_TASK TO COMPLETE_
Starting with the first line below, extract each line through the one that contains "ellipse[x radius=103,y radius=90];", inclusive, excluding pictures.

_DATASET CONTENT_
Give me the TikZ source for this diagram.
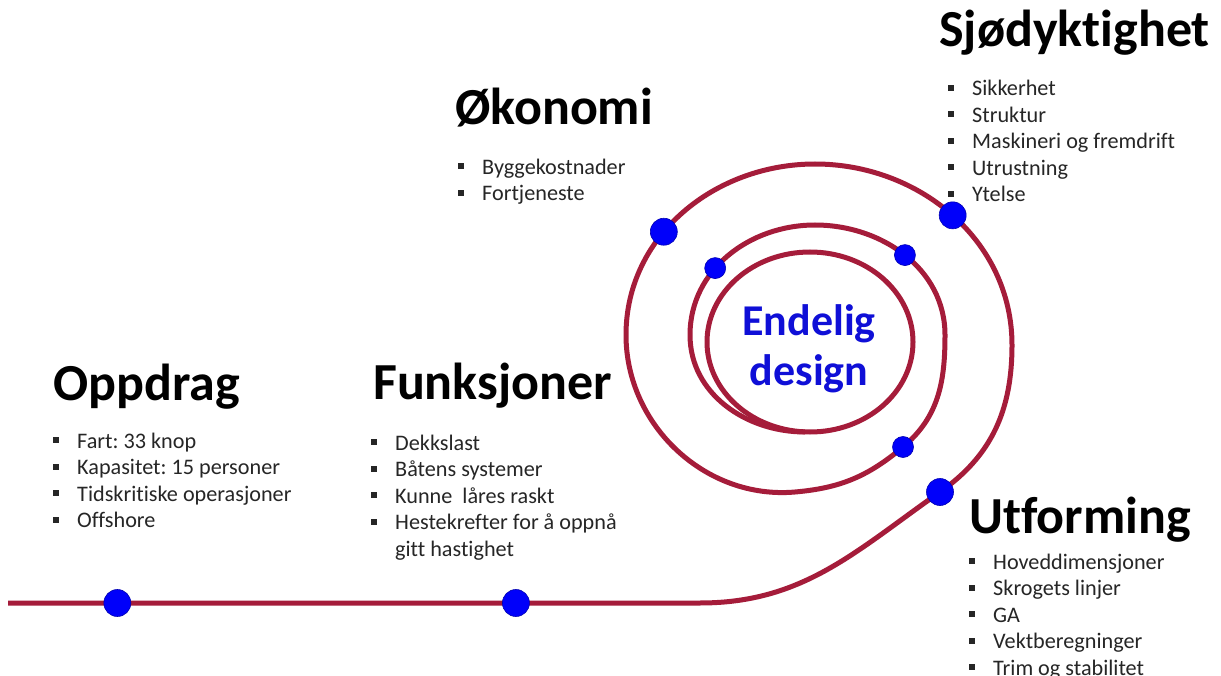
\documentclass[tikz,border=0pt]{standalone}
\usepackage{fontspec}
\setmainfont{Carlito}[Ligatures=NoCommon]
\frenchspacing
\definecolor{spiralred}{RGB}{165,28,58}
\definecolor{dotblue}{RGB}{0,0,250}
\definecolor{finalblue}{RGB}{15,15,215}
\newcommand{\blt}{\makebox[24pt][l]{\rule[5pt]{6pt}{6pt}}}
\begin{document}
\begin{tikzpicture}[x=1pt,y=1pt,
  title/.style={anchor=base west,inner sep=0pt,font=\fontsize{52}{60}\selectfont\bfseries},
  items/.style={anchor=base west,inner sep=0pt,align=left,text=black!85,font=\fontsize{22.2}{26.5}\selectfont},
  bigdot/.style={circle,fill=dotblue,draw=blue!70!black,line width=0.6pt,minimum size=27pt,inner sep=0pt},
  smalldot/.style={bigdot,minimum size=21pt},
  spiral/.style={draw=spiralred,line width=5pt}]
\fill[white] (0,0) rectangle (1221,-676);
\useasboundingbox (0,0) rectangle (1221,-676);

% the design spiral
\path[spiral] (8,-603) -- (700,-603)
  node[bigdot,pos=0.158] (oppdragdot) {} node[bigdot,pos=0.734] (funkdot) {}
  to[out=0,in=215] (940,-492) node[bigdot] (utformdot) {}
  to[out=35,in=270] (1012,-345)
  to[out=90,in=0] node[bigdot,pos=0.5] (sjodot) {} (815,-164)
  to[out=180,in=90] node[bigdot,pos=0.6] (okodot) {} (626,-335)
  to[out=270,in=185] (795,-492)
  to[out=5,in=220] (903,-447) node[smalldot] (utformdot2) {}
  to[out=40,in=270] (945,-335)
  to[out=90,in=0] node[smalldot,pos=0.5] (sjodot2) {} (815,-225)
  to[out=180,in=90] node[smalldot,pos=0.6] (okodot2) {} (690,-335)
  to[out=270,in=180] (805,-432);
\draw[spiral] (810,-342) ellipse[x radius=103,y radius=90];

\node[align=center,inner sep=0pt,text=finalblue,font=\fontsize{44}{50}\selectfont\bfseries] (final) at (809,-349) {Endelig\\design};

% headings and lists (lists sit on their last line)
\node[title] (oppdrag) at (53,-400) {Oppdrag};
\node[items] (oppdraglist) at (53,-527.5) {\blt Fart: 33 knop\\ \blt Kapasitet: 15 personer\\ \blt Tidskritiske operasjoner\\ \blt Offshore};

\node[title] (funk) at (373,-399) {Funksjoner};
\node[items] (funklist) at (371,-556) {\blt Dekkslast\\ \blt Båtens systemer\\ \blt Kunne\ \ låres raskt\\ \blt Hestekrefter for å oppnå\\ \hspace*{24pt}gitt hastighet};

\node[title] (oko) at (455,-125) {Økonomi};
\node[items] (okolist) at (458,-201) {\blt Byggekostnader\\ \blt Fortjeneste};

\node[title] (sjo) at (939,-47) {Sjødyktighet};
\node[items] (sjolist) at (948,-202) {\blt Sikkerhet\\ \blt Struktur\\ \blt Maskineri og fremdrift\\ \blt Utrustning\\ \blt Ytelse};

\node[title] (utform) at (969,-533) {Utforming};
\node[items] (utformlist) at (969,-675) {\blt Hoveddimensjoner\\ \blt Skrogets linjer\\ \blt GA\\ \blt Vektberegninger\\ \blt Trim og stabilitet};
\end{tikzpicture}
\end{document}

_THE ANSWER_
Give me the TikZ source for this diagram.
\documentclass[tikz,border=0pt]{standalone}
\usepackage{fontspec}
\setmainfont{Carlito}[Ligatures=NoCommon]
\frenchspacing
\definecolor{spiralred}{RGB}{165,28,58}
\definecolor{dotblue}{RGB}{0,0,250}
\definecolor{finalblue}{RGB}{15,15,215}
\newcommand{\blt}{\makebox[24pt][l]{\rule[5pt]{6pt}{6pt}}}
\begin{document}
\begin{tikzpicture}[x=1pt,y=1pt,
  title/.style={anchor=base west,inner sep=0pt,font=\fontsize{52}{60}\selectfont\bfseries},
  items/.style={anchor=base west,inner sep=0pt,align=left,text=black!85,font=\fontsize{22.2}{26.5}\selectfont},
  bigdot/.style={circle,fill=dotblue,draw=blue!70!black,line width=0.6pt,minimum size=27pt,inner sep=0pt},
  smalldot/.style={bigdot,minimum size=21pt},
  spiral/.style={draw=spiralred,line width=5pt}]
\fill[white] (0,0) rectangle (1221,-676);
\useasboundingbox (0,0) rectangle (1221,-676);

% the design spiral
\path[spiral] (8,-603) -- (700,-603)
  node[bigdot,pos=0.158] (oppdragdot) {} node[bigdot,pos=0.734] (funkdot) {}
  to[out=0,in=215] (940,-492) node[bigdot] (utformdot) {}
  to[out=35,in=270] (1012,-345)
  to[out=90,in=0] node[bigdot,pos=0.5] (sjodot) {} (815,-164)
  to[out=180,in=90] node[bigdot,pos=0.6] (okodot) {} (626,-335)
  to[out=270,in=185] (795,-492)
  to[out=5,in=220] (903,-447) node[smalldot] (utformdot2) {}
  to[out=40,in=270] (945,-335)
  to[out=90,in=0] node[smalldot,pos=0.5] (sjodot2) {} (815,-225)
  to[out=180,in=90] node[smalldot,pos=0.6] (okodot2) {} (690,-335)
  to[out=270,in=180] (805,-432);
\draw[spiral] (810,-342) ellipse[x radius=103,y radius=90];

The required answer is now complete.